Kementerian Energi dan Sumber Daya Mineral (ESDM) menyampaikan setidaknya terdapat enam faktor utama yang menjadi tantangan dalam mengembangkan Energi Baru Terbarukan (EBT) di Indonesia.
Direktur Jenderal Energi Baru Terbarukan dan Konservasi Energi (Dirjen EBTKE) Kementerian ESDM, Yudo Dwinanda Priaadi, mengatakan tidak mudah untuk mengembangkan EBT di Indonesia. Bahkan, bauran energi baru terbarukan (EBT) sampai semester I 2023 baru mencapai 12,5%.
“Angka tersebut belum mencapai target yang telah ditetapkan yakni sebesar 17,9%,” ujarnya dalam Rapat Dengar Pendapat (RDP) bersama Komisi VII DPR, di Jakarta, Rabu (15/11).
Enam tantangan pengembangan EBT tersebut adalah:
1. Oversupply Listrik
Yudo mengatakan, tantangan yang pertama yaitu kebutuhan dan produksi yang tidak sesuai dengan nilai keekonomian. Apalagi saat ini terjadi oversupply atau kelebihan produksi listrik dalam negeri.
2. Perizinan
Yudo mengatakan, Kementerian ESDM membutuhkan berbagai perizinan untuk membangun EBT. Izin tersebut mulai dari izin sertifikasi dan konstruksi bendungan, izin pengisian awal waduk, izin Persetujuan Penggunaan Kawasan Hutan (PPKH) dari gubernur, pemanfaatan air di kawasan konservasi, hingga persetujuan pemanfaatan jasa lingkungan panas bumi, dan persetujuan lingkungan.
3. Bencana alam
Yudo mengatakan, tenaga EBT kerap menemukan kendala karena terjadi kerusakan komponen akibat bencana alam seperti banjir, proses revitalisasi, dan proses izin padam listrik.

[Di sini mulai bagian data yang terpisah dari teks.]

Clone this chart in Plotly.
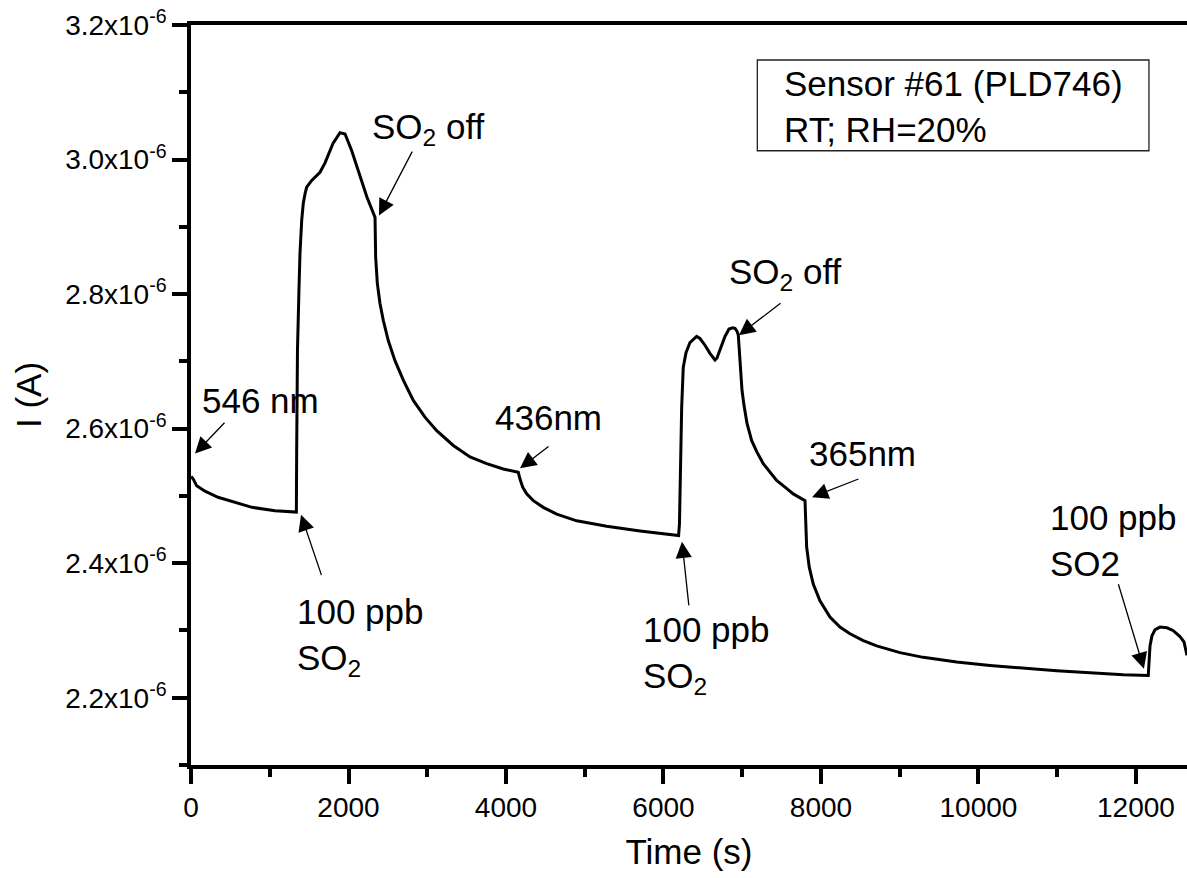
import numpy as np
import plotly.graph_objects as go

# Photocurrent trace of sensor #61 under light / 100 ppb SO2 pulses
time_s = [0, 29, 72, 178, 343, 559, 775, 1067, 1338,
          1342, 1346, 1352, 1371, 1384, 1406, 1426, 1450, 1469, 1533, 1638, 1702, 1803,
          1892, 1956, 2041, 2146, 2235, 2337,
          2345, 2366, 2400, 2442, 2505, 2590, 2696, 2823, 2971, 3120, 3331, 3543, 3755, 3966, 4156,
          4178, 4212, 4263, 4347, 4473, 4644, 4898, 5279, 5702, 6192,
          6203, 6231, 6251, 6286, 6336, 6421, 6463, 6527, 6590, 6628, 6654, 6679, 6730, 6781,
          6832, 6879, 6908, 6933, 6950,
          6965, 6978, 6997, 7022, 7060, 7120, 7187, 7267, 7352, 7437, 7543, 7648, 7797,
          7806, 7818, 7851, 7902, 7987, 8114, 8241, 8368, 8537, 8707, 9003, 9299, 9723,
          10146, 10993, 11839, 12156,
          12165, 12178, 12203, 12241, 12305, 12394, 12470, 12559, 12610, 12648]
current_uA = [2.529, 2.525, 2.515, 2.507, 2.498, 2.490, 2.483, 2.478, 2.476,
              2.568, 2.650, 2.716, 2.806, 2.861, 2.910, 2.935, 2.950, 2.959, 2.969, 2.981, 2.995, 3.024,
              3.040, 3.038, 3.013, 2.974, 2.944, 2.914,
              2.855, 2.816, 2.786, 2.761, 2.731, 2.701, 2.672, 2.642, 2.617, 2.597, 2.575, 2.558,
              2.548, 2.540, 2.535,
              2.525, 2.513, 2.503, 2.493, 2.483, 2.473, 2.463, 2.455, 2.448, 2.441,
              2.459, 2.632, 2.691, 2.713, 2.728, 2.737, 2.734, 2.724, 2.712, 2.705, 2.702, 2.705,
              2.721, 2.737, 2.748, 2.750, 2.749, 2.745, 2.739,
              2.716, 2.687, 2.657, 2.635, 2.608, 2.582, 2.565, 2.548, 2.535, 2.523, 2.513, 2.503, 2.493,
              2.463, 2.424, 2.394, 2.369, 2.344, 2.320, 2.305, 2.295, 2.285, 2.277, 2.267, 2.260, 2.253,
              2.248, 2.240, 2.234, 2.233,
              2.255, 2.277, 2.292, 2.301, 2.305, 2.304, 2.300, 2.291, 2.283, 2.263]

y_tick_vals = [2.2, 2.4, 2.6, 2.8, 3.0, 3.2]
y_tick_text = ["2.2x10<sup>-6</sup>", "2.4x10<sup>-6</sup>", "2.6x10<sup>-6</sup>",
               "2.8x10<sup>-6</sup>", "3.0x10<sup>-6</sup>", "3.2x10<sup>-6</sup>"]
y_minor_vals = [2.1, 2.3, 2.5, 2.7, 2.9, 3.1]
x_tick_vals = [0, 2000, 4000, 6000, 8000, 10000, 12000]
x_minor_vals = [1000, 3000, 5000, 7000, 9000, 11000]

# event labels: text, text anchor (x, y in µA), arrow tail, arrow head
events = [
    ("546 nm", (114, 2.642), (444, 2.611), (51, 2.563)),
    ("SO<sub>2</sub> off", (2273, 3.046), (2819, 3.014), (2387, 2.917)),
    ("100 ppb<br>SO<sub>2</sub>", (1321, 2.290), (1663, 2.380), (1397, 2.472)),
    ("436nm", (3835, 2.617), (4559, 2.575), (4178, 2.541)),
    ("100 ppb<br>SO<sub>2</sub>", (5714, 2.263), (6324, 2.335), (6235, 2.432)),
    ("SO<sub>2</sub> off", (6806, 2.830), (7505, 2.788), (6958, 2.739)),
    ("365nm", (7822, 2.563), (8495, 2.526), (7886, 2.498)),
    ("100 ppb<br>SO2", (10882, 2.433), (11771, 2.371), (12101, 2.243)),
]

FONT = "Arial, Liberation Sans, sans-serif"
MICRO = 1e-6

t = np.array(time_s)
i_amp = np.array(current_uA) * MICRO

fig = go.Figure()
fig.add_trace(go.Scatter(x=t, y=i_amp, mode="lines",
                         line=dict(color="black", width=3), showlegend=False,
                         hoverinfo="skip"))

annotations = []
for text, (tx, ty), (ax_, ay_), (hx, hy) in events:
    annotations.append(dict(x=tx, y=ty * MICRO, xref="x", yref="y", text=text,
                            showarrow=False, xanchor="left", yanchor="middle",
                            align="left", font=dict(family=FONT, size=35, color="black")))
    annotations.append(dict(x=hx, y=hy * MICRO, xref="x", yref="y",
                            ax=ax_, ay=ay_ * MICRO, axref="x", ayref="y", text="",
                            showarrow=True, arrowhead=2, arrowsize=2.5, arrowwidth=1.3,
                            arrowcolor="black", standoff=0, startstandoff=0))

annotations.append(dict(x=0.5934, y=0.8901, xref="paper", yref="paper",
                        text="Sensor #61 (PLD746)<br>RT; RH=20%", showarrow=False,
                        xanchor="left", yanchor="middle", align="left",
                        font=dict(family=FONT, size=35, color="black")))

fig.update_layout(
    width=1187, height=878,
    margin=dict(l=191, r=0, t=25, b=113),
    plot_bgcolor="white", paper_bgcolor="white",
    font=dict(family=FONT, color="black"),
    annotations=annotations,
    shapes=[dict(type="rect", xref="paper", yref="paper",
                 x0=0.5686, x1=0.9618, y0=0.8301, y1=0.9527,
                 line=dict(color="#222", width=1.3), fillcolor="rgba(0,0,0,0)")],
)

fig.update_xaxes(
    range=[0, 12648], showgrid=False, zeroline=False,
    showline=True, linecolor="black", linewidth=3.5, mirror=True,
    ticks="outside", ticklen=15, tickwidth=3.5, tickcolor="black",
    tickmode="array", tickvals=x_tick_vals, ticktext=[str(v) for v in x_tick_vals],
    tickfont=dict(family=FONT, size=28, color="black"),
    minor=dict(ticks="outside", ticklen=8, tickwidth=3.5, tickcolor="black",
               tickvals=x_minor_vals),
    title=dict(text="Time (s)", font=dict(family=FONT, size=35, color="black"),
               standoff=18),
)

fig.update_yaxes(
    range=[2.1 * MICRO, 3.2 * MICRO], showgrid=False, zeroline=False,
    showline=True, linecolor="black", linewidth=3.5, mirror=False,
    ticks="outside", ticklen=15, tickwidth=3.5, tickcolor="black",
    tickmode="array", tickvals=[v * MICRO for v in y_tick_vals], ticktext=y_tick_text,
    tickfont=dict(family=FONT, size=28, color="black"),
    minor=dict(ticks="outside", ticklen=8, tickwidth=3.5, tickcolor="black",
               tickvals=[v * MICRO for v in y_minor_vals]),
    title=dict(text="I (A)", font=dict(family=FONT, size=35, color="black"),
               standoff=14),
)

fig.write_html("out.html")
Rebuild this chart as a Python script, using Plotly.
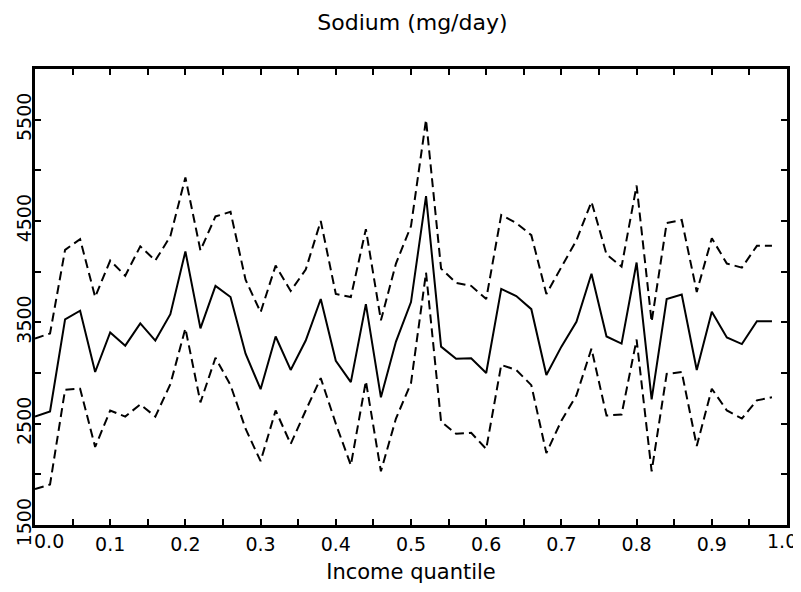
import plotly.graph_objects as go

# income quantile bins (left edges)
income_quantile = [0.00, 0.02, 0.04, 0.06, 0.08, 0.10, 0.12, 0.14, 0.16, 0.18,
                   0.20, 0.22, 0.24, 0.26, 0.28, 0.30, 0.32, 0.34, 0.36, 0.38,
                   0.40, 0.42, 0.44, 0.46, 0.48, 0.50, 0.52, 0.54, 0.56, 0.58,
                   0.60, 0.62, 0.64, 0.66, 0.68, 0.70, 0.72, 0.74, 0.76, 0.78,
                   0.80, 0.82, 0.84, 0.86, 0.88, 0.90, 0.92, 0.94, 0.96, 0.98]

# mean sodium intake
sodium_mean = [2570, 2620, 3530, 3615, 3010, 3400, 3270, 3490, 3320, 3580,
               4200, 3440, 3860, 3750, 3190, 2840, 3360, 3030, 3320, 3730,
               3120, 2910, 3680, 2760, 3310, 3700, 4745, 3260, 3140, 3145,
               3000, 3830, 3760, 3630, 2980, 3260, 3505, 3980, 3360, 3290,
               4090, 2740, 3730, 3775, 3030, 3605, 3350, 3285, 3510, 3510]

# upper band
sodium_upper = [3340, 3390, 4215, 4320, 3750, 4110, 3960, 4250, 4110, 4350,
                4930, 4210, 4545, 4590, 3920, 3600, 4060, 3810, 4020, 4500,
                3780, 3750, 4420, 3520, 4080, 4450, 5500, 4030, 3890, 3860,
                3730, 4560, 4480, 4360, 3780, 4050, 4310, 4690, 4170, 4050,
                4850, 3505, 4480, 4510, 3800, 4330, 4080, 4040, 4255, 4255]

# lower band
sodium_lower = [1855, 1900, 2835, 2845, 2270, 2630, 2570, 2690, 2570, 2890,
                3440, 2710, 3150, 2880, 2450, 2130, 2630, 2300, 2630, 2950,
                2500, 2090, 2920, 2030, 2550, 2900, 3990, 2520, 2400, 2410,
                2250, 3080, 3030, 2880, 2210, 2530, 2780, 3240, 2580, 2590,
                3330, 2030, 2990, 3010, 2280, 2845, 2630, 2550, 2730, 2760]

x_tickvals = [0.0, 0.05, 0.1, 0.15, 0.2, 0.25, 0.3, 0.35, 0.4, 0.45, 0.5,
              0.55, 0.6, 0.65, 0.7, 0.75, 0.8, 0.85, 0.9, 0.95, 1.0]
x_ticktext = ["", "", "0.1", "", "0.2", "", "0.3", "", "0.4", "", "0.5",
              "", "0.6", "", "0.7", "", "0.8", "", "0.9", "", ""]
y_tickvals = [1500, 2000, 2500, 3000, 3500, 4000, 4500, 5000, 5500, 6000]
y_ticktext = ["1500", "", "2500", "", "3500", "", "4500", "", "5500", ""]

font_family = "DejaVu Sans"
tick_size = 19

fig = go.Figure()
fig.add_trace(go.Scatter(x=income_quantile, y=sodium_upper, mode="lines",
                         line=dict(color="black", width=2, dash="9px,5px")))
fig.add_trace(go.Scatter(x=income_quantile, y=sodium_mean, mode="lines",
                         line=dict(color="black", width=2)))
fig.add_trace(go.Scatter(x=income_quantile, y=sodium_lower, mode="lines",
                         line=dict(color="black", width=2, dash="9px,5px")))

# end labels: 0.0 sits right of its tick, 1.0 is tucked against the edge
fig.add_annotation(x=0.0, y=0, xref="x", yref="paper", text="0.0",
                   showarrow=False, xanchor="left", yanchor="top",
                   yshift=-3, xshift=-3,
                   font=dict(family=font_family, size=tick_size, color="black"))
fig.add_annotation(x=1.0, y=0, xref="x", yref="paper", text="1.0",
                   showarrow=False, xanchor="right", yanchor="top",
                   yshift=-3, xshift=12,
                   font=dict(family=font_family, size=tick_size, color="black"))

# page body has an 8px margin, so the figure is a bit smaller than the window
fig.update_layout(
    width=793, height=576,
    margin=dict(l=27, r=14, t=61, b=59),
    paper_bgcolor="white", plot_bgcolor="white",
    showlegend=False,
    font=dict(family=font_family, size=18, color="black"),
    title=dict(text="Sodium (mg/day)", x=0.51, xanchor="center",
               yref="container", y=0.975, yanchor="middle", font=dict(size=22)),
    xaxis=dict(range=[0, 1], tickvals=x_tickvals, ticktext=x_ticktext,
               ticks="inside", ticklen=6, tickwidth=2, tickcolor="black",
               showline=True, linewidth=3, linecolor="black", mirror="allticks",
               showgrid=False, zeroline=False, ticklabelstandoff=0,
               ticklabeloverflow="allow",
               tickfont=dict(size=tick_size), automargin=False,
               title=dict(text="Income quantile", standoff=23,
                          font=dict(family=font_family, size=21, color="black"))),
    yaxis=dict(range=[1500, 6000], tickvals=y_tickvals, ticktext=y_ticktext,
               ticks="inside", ticklen=6, tickwidth=2, tickcolor="black",
               showline=True, linewidth=3, linecolor="black", mirror="allticks",
               showgrid=False, zeroline=False, tickangle=-90,
               ticklabelstandoff=-7, ticklabeloverflow="allow",
               tickfont=dict(size=tick_size), automargin=False),
)

fig.write_html("out.html")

“Adanya risiko eksplorasi panas bumi yang tinggi, juga menjadi hambatan dalam melakukan pembangunan EBT,” kata dia.
4. Pembiayaan
Pembangunan EBT membutuhkan dana yang cukup besar. Namun, saat ini PLN dan anak usahanya masih mengalami pendanaan untuk membangun proyek EBT. Mitra atau sponsor untuk proyek swasta pun masih minim.